Friday, March 9, 2012

Old Soul

Today I was reminiscing about the time I have spent in the hospital.  I made a crazy realization.  I have learned more about life from the people I have encountered than I ever learned at any type of school.  I come across such a wide range of people.  I hear amazing stories about from people's history, and I learn many things about our present era.  I have friends that vary in ages from 94 to 6 years.  Each one of them has taught me something new.  My elderly friends love to talk about "the good ole days", and my younger friends teach me so much about what's going on in the world today.  They also help me to live my life with a more carefree attitude, and with a childlike innocence. 

Unfortunately I didn't get to spend much time with my grandparents before they passed away.  I never knew my mom's dad, or my dad's mom.  My dad's dad passed away when I was a child.  I got to spend the most time with my mom's mom, but she left far this Earth far too soon.  I had incredible connections with the grandpa and grandma that I did know.  I always loved listening to their stories of when they were growing up.  It was a completely different lifestyle for them compared to how I grew up.  I learned so much about our country's history than I ever could have in school.

There are a group of men who often have treatments the same time that I do.  I am so excited to see them every time they are at the hospital.  They enjoy swapping war stories, and childhood memories.  They talk about those times with such passion.  It is a delight to listen to.  I could sit with them all day.  They reminisce about how different things were back then, and laugh about experiences they had during their youth, as well as, during their middle age.  I sit with them in awe of their stories and ask all kinds of questions about the past.  Chatting with them is so much fun, not to mention informative.

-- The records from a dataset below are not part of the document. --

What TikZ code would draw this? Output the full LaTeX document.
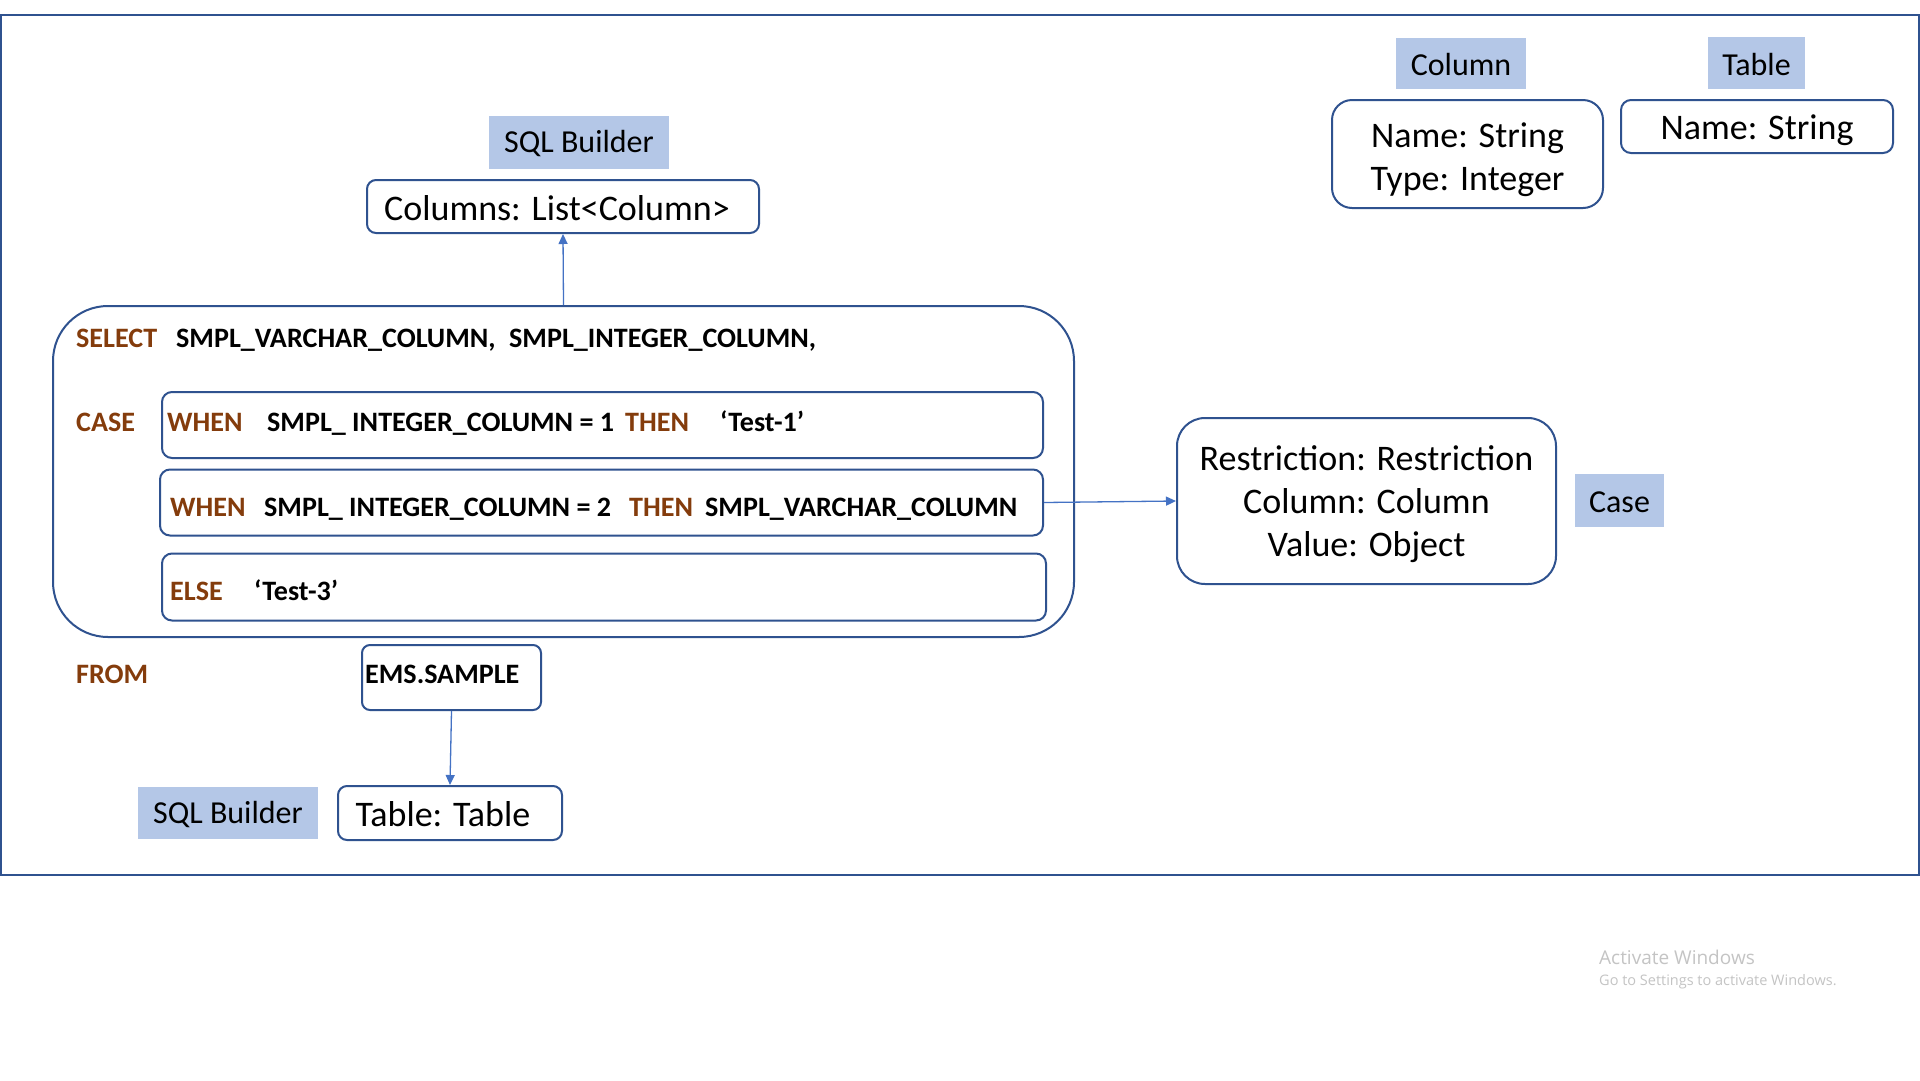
\documentclass[tikz,border=0pt]{standalone}
\usepackage{fontspec}
\setmainfont{Carlito}
\newfontfamily\winfont{Open Sans}
\usetikzlibrary{arrows.meta}
\definecolor{frameblue}{HTML}{2F528F}
\definecolor{lblfill}{HTML}{B4C7E7}
\definecolor{kw}{HTML}{843C0C}
\definecolor{arrowblue}{HTML}{4472C4}
\definecolor{wingray}{HTML}{C4C4C4}
\newcommand\lowered[2]{\raisebox{-#1}[\height][\depth]{#2}}
\newcommand\stacked[1]{\begin{tabular}{@{}c@{}}#1\end{tabular}}
\begin{document}
\begin{tikzpicture}[x=1pt,y=-1pt,
  box/.style={draw=frameblue, line width=2pt, rounded corners=9pt, fill=white, inner sep=0pt, align=center, font=\fontsize{36}{43}\selectfont},
  lbl/.style={fill=lblfill, inner sep=0pt, font=\fontsize{32}{38}\selectfont},
  sqlt/.style={anchor=base west, inner sep=0pt, font=\fontsize{28.1}{33}\selectfont\bfseries},
  kwd/.style={sqlt, text=kw},
  conn/.style={draw=arrowblue, line width=1.3pt, -{Triangle[length=10pt,width=9pt]}}]
\useasboundingbox (0,0) rectangle (1920,1080);
\fill[white] (0,0) rectangle (1920,1080);
\draw[frameblue, line width=1.6pt] (1,15) rectangle (1919,875);

% top SQL Builder
\node[lbl, minimum width=180pt, minimum height=53pt] (sqlb1) at (579,142.5) {\lowered{1.5pt}{SQL Builder}};
\node[box, minimum width=392pt, minimum height=53pt] (cols) at (563,206.5) {\lowered{1.5pt}{Columns: List<Column>}\hspace*{12pt}};

% big query box
\node[box, rounded corners=55pt, minimum width=1021pt, minimum height=331pt] (big) at (563.5,471.5) {};
\node[box, rounded corners=10pt, minimum width=881pt, minimum height=66pt] (row1) at (602.5,425) {};
\node[box, rounded corners=10pt, minimum width=883pt, minimum height=66pt] (row2) at (601.5,502.5) {};
\node[box, rounded corners=10pt, minimum width=884pt, minimum height=67pt] (row3) at (604,587) {};

\node[kwd] (select) at (76,347) {SELECT};
\node[sqlt] (sel1) at (176,347) {SMPL\_VARCHAR\_COLUMN,};
\node[sqlt] (sel2) at (509,347) {SMPL\_INTEGER\_COLUMN,};

\node[kwd] (case) at (76,431) {CASE};
\node[kwd] (when1) at (167,431) {WHEN};
\node[sqlt] (cond1) at (267,431) {SMPL\_ INTEGER\_COLUMN = 1};
\node[kwd] (then1) at (625,431) {THEN};
\node[sqlt] (val1) at (720,431) {‘Test-1’};

\node[kwd] (when2) at (170,516) {WHEN};
\node[sqlt] (cond2) at (264,516) {SMPL\_ INTEGER\_COLUMN = 2};
\node[kwd] (then2) at (629,516) {THEN};
\node[sqlt] (val2) at (705,516) {SMPL\_VARCHAR\_COLUMN};

\node[kwd] (else) at (170,600) {ELSE};
\node[sqlt] (val3) at (254,600) {‘Test-3’};

\node[kwd] (from) at (76,683) {FROM};
\node[box, rounded corners=8pt, minimum width=179pt, minimum height=65pt] (ems) at (451.5,677.5) {};
\node[sqlt] (emst) at (365,683) {EMS.SAMPLE};

% bottom SQL Builder
\node[lbl, minimum width=180pt, minimum height=52pt] (sqlb2) at (228,813) {\lowered{1.5pt}{SQL Builder}};
\node[box, minimum width=224pt, minimum height=54pt] (tbl) at (450,813) {\lowered{1.5pt}{Table: Table}\hspace*{14pt}};

% case
\node[box, rounded corners=28pt, minimum width=379pt, minimum height=166pt] (restr) at (1366.5,501) {\lowered{3.5pt}{\stacked{Restriction: Restriction\\Column: Column\\Value: Object}}};
\node[lbl, minimum width=89pt, minimum height=53pt] (caselbl) at (1619.5,500.5) {\lowered{1.5pt}{Case}};

% column / table
\node[lbl, minimum width=130pt, minimum height=51pt] (collbl) at (1461,63.5) {\lowered{1pt}{Column}};
\node[lbl, minimum width=97pt, minimum height=52pt] (tablbl) at (1756.5,63) {\lowered{1.5pt}{Table}};
\node[box, rounded corners=20pt, minimum width=271pt, minimum height=108pt] (colbox) at (1467.5,154) {\lowered{6pt}{\stacked{Name: String\\Type: Integer}}};
\node[box, rounded corners=10pt, minimum width=272pt, minimum height=53pt] (tabbox) at (1757,126.5) {\lowered{4pt}{Name: String}};

% connectors
\draw[conn] (big.north) -- (cols.south);
\draw[conn] (row2.east) -- (restr.west);
\draw[conn] (ems.south) -- (tbl.north);

% watermark
\node[anchor=base west, inner sep=0pt, text=wingray, font=\winfont\fontsize{19}{23}\selectfont] (act1) at (1599,964) {Activate Windows};
\node[anchor=base west, inner sep=0pt, text=wingray, font=\winfont\fontsize{14.5}{17}\selectfont] (act2) at (1599,985) {Go to Settings to activate Windows.};
\end{tikzpicture}
\end{document}
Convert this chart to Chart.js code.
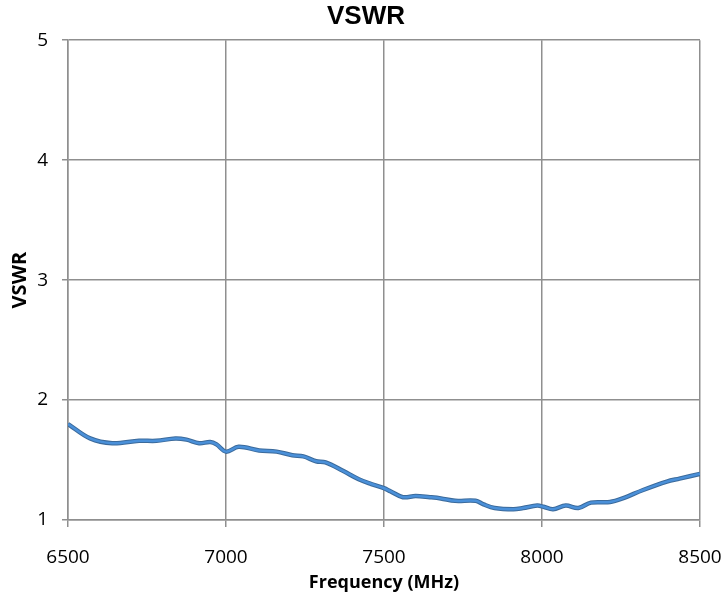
<!DOCTYPE html>
<html>
<head>
<meta charset="utf-8">
<script src="https://cdn.jsdelivr.net/npm/chart.js@4/dist/chart.umd.min.js"></script>
<style>
  html, body { margin: 0; padding: 0; background: #fff; }
  #wrap { width: 724px; height: 596px; }
</style>
</head>
<body>
<div id="wrap"><canvas id="chart" width="724" height="596"></canvas></div>
<script>
const freqMHz = [6500, 6570, 6640, 6725, 6780, 6840, 6875, 6915, 6950, 6970, 7000, 7040, 7105, 7160, 7210, 7245, 7285, 7315, 7370, 7420, 7460, 7500, 7520, 7560, 7600, 7645, 7680, 7725, 7790, 7815, 7850, 7910, 7940, 7985, 8005, 8035, 8075, 8115, 8155, 8215, 8255, 8320, 8395, 8435, 8500];
const vswr = [1.80, 1.68, 1.64, 1.66, 1.66, 1.68, 1.67, 1.64, 1.65, 1.63, 1.57, 1.61, 1.58, 1.57, 1.54, 1.53, 1.49, 1.48, 1.41, 1.34, 1.30, 1.265, 1.24, 1.19, 1.20, 1.19, 1.18, 1.16, 1.16, 1.13, 1.10, 1.09, 1.10, 1.12, 1.11, 1.09, 1.12, 1.10, 1.145, 1.15, 1.18, 1.25, 1.32, 1.345, 1.385];
const xTicks = [6500, 7000, 7500, 8000, 8500];
const yTicks = [1, 2, 3, 4, 5];

const points = freqMHz.map((f, i) => ({ x: f, y: vswr[i] }));
const gridGray = '#8f8f8f';
const tickFont = { family: 'Open Sans', size: 19 };

new Chart(document.getElementById('chart'), {
  type: 'line',
  data: {
    datasets: [
      // index 0 is drawn on top
      {
        data: points,
        borderColor: '#4a90d9',
        borderWidth: 2.5,
        pointRadius: 0,
        tension: 0.35,
        fill: false,
      },
      {
        data: points,
        borderColor: '#3b6a9b',
        borderWidth: 4.5,
        pointRadius: 0,
        tension: 0.35,
        fill: false,
      },
    ],
  },
  options: {
    responsive: false,
    animation: false,
    layout: { padding: { left: 8, right: 0, top: 0, bottom: 0 } },
    plugins: {
      legend: { display: false },
      tooltip: { enabled: false },
      title: {
        display: true,
        text: 'VSWR',
        color: '#000',
        font: { family: 'Liberation Sans', size: 26, weight: 'bold' },
        padding: { top: 1, bottom: 8 },
      },
    },
    scales: {
      x: {
        type: 'linear',
        min: 6500,
        max: 8500,
        afterBuildTicks: (s) => { s.ticks = xTicks.map((v) => ({ value: v })); },
        afterFit: (s) => { s.height = 76; s.paddingLeft = 0; s.paddingRight = 24; },
        ticks: { color: '#000', font: tickFont, padding: 19, maxRotation: 0, callback: (v) => String(v) },
        grid: { color: gridGray, lineWidth: 1.5, tickLength: 7 },
        border: { color: gridGray, width: 1.5 },
        title: {
          display: true,
          text: 'Frequency (MHz)',
          color: '#000',
          font: { family: 'Open Sans', size: 18, weight: 'bold' },
          padding: { top: 0, bottom: 2 },
        },
      },
      y: {
        min: 1,
        max: 5,
        afterBuildTicks: (s) => { s.ticks = yTicks.map((v) => ({ value: v })); },
        afterFit: (s) => { s.width = 60; },
        ticks: { color: '#000', font: tickFont, padding: 14 },
        grid: { color: gridGray, lineWidth: 1.5, tickLength: 6 },
        border: { color: gridGray, width: 1.5 },
        title: {
          display: true,
          text: 'VSWR',
          color: '#000',
          font: { family: 'Open Sans', size: 20, weight: 'bold' },
          padding: { top: 0, bottom: 0 },
        },
      },
    },
  },
});
</script>
</body>
</html>
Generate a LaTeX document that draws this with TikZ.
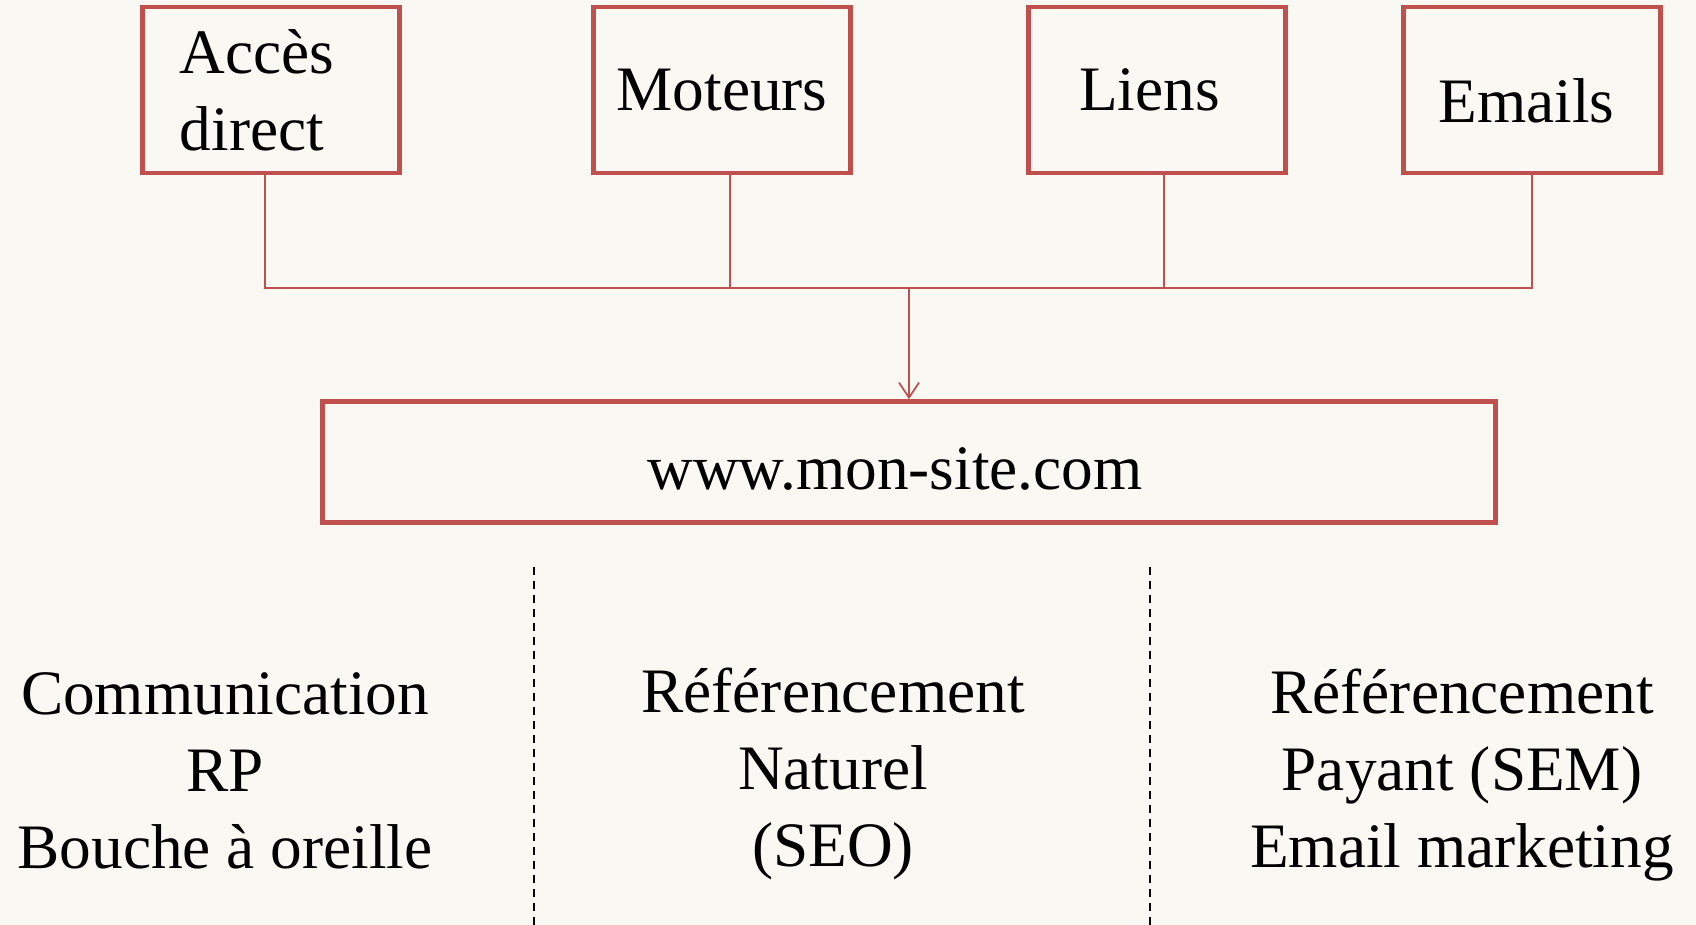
\documentclass[tikz,border=0pt]{standalone}
\usepackage{fontspec}
\setmainfont{Liberation Serif}
\usetikzlibrary{arrows.meta}
\definecolor{boxred}{RGB}{192,80,77}
\definecolor{paper}{RGB}{249,248,242}

\begin{document}
\begin{tikzpicture}[x=0.01cm, y=-0.01cm,
		every node/.style={font=\fontsize{18}{21.9}\selectfont},
		source/.style={draw=boxred, line width=0.045cm, minimum width=2.57cm, minimum height=1.66cm, inner sep=0pt},
		link/.style={draw=boxred, line width=0.5pt},
		split/.style={draw=black, line width=0.02cm, dash pattern=on 0.08cm off 0.06cm}]
		\fill[paper] (0,0) rectangle (1696,925);
		\useasboundingbox (0,0) rectangle (1696,925);
		% sources de trafic
		\node[source, align=left, text width=1.82cm] (acces) at (271,90) {Accès\\direct};
		\node[source] (moteurs) at (722,90) {Moteurs};
		\node[source] (liens) at (1157,90) {Liens\kern0.15cm};
		\node[source, text height=0.65cm, text depth=0pt] (emails) at (1532,90) {Emails\kern0.11cm};
		\node[source, minimum width=11.72cm, minimum height=1.21cm, text height=0.54cm, text depth=0pt] (site) at (909,462) {www.mon-site.com\kern0.28cm};
		\coordinate (join) at (909,288);
		\draw[link] ([xshift=-0.06cm]acces.south) |- (join);
		\draw[link] ([xshift=0.08cm]moteurs.south) |- (join);
		\draw[link] ([xshift=0.07cm]liens.south) |- (join);
		\draw[link] (emails.south) |- (join);
		\draw[link, -{Straight Barb[length=0.15cm, width=0.2cm]}] (join) -- (site.north);
		% leviers
		\node[align=center] (com) at (225,771) {Communication\\RP\\Bouche à oreille};
		\node[align=center] (seo) at (833,774) {Référencement\\Naturel\\(SEO)};
		\node[align=center] (sem) at (1462,775) {Référencement\\Payant (SEM)\\Email marketing};
		\coordinate (sepA) at (534,567);
		\coordinate (sepAend) at (534,925);
		\coordinate (sepB) at (1150,567);
		\coordinate (sepBend) at (1150,925);
		\draw[split] (sepA) -- (sepAend);
		\draw[split] (sepB) -- (sepBend);
	\end{tikzpicture}
\end{document}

The comment I continually get from the elderly patients is that I have an "old soul".  They tell me about how their grandchildren could care less about hearing about their pasts.  They are too wrapped up in whatever they are doing, whether it is on their phones, or computers.  They don't take the time to listen to what they have to say.  I am completely different.  I don't even have my devices out when I'm spending time with my friends.  I want them to know that they have my full attention at all times.  Like I said, I enjoy listening to the stories so much that I don't want to be distracted. 

It's not only my fellow elderly patients that tell me I have an "old soul".  My former boss used to tell me that all of the time.  Many of my nurses and doctors tell me the same thing.  They often tell me that I look like a 16 year old girl, but when I start talking I turn into an 80 year old woman.  I can't help but laugh when I hear that.  First, I don't think I look I am 16 years old, and second, I don't realize that I sound so old.  I think it is a result of the strange life I have been living the past 10 years.  I haven't lived a normal life.  I am around more elderly people than younger people.  When I am around younger people, they are usually very young.  In that situation I take on a parent type roll.  I am rarely around people the same age as me.

I feel so fortunate to be able to spend so much time around such enlightening company.  I feel that it is easier from people of my generation to get wrapped up in technology and not enjoy the simple things in life.  We grew up in such a booming technology era.  Using these things come second nature to us.  I am glad that I can step away from it all for a while each day.  I love the connections I make with my friends and family each day.  I don't think I would appreciate the people in my life, or the day-to-day experiences I encounter if I always stayed "connected" to my technological devices.

I used to think it was weird how many people told me that I have an "old soul".  I now view it as the most wonderful compliment I could ever receive.  I wouldn't want to have any other type of soul!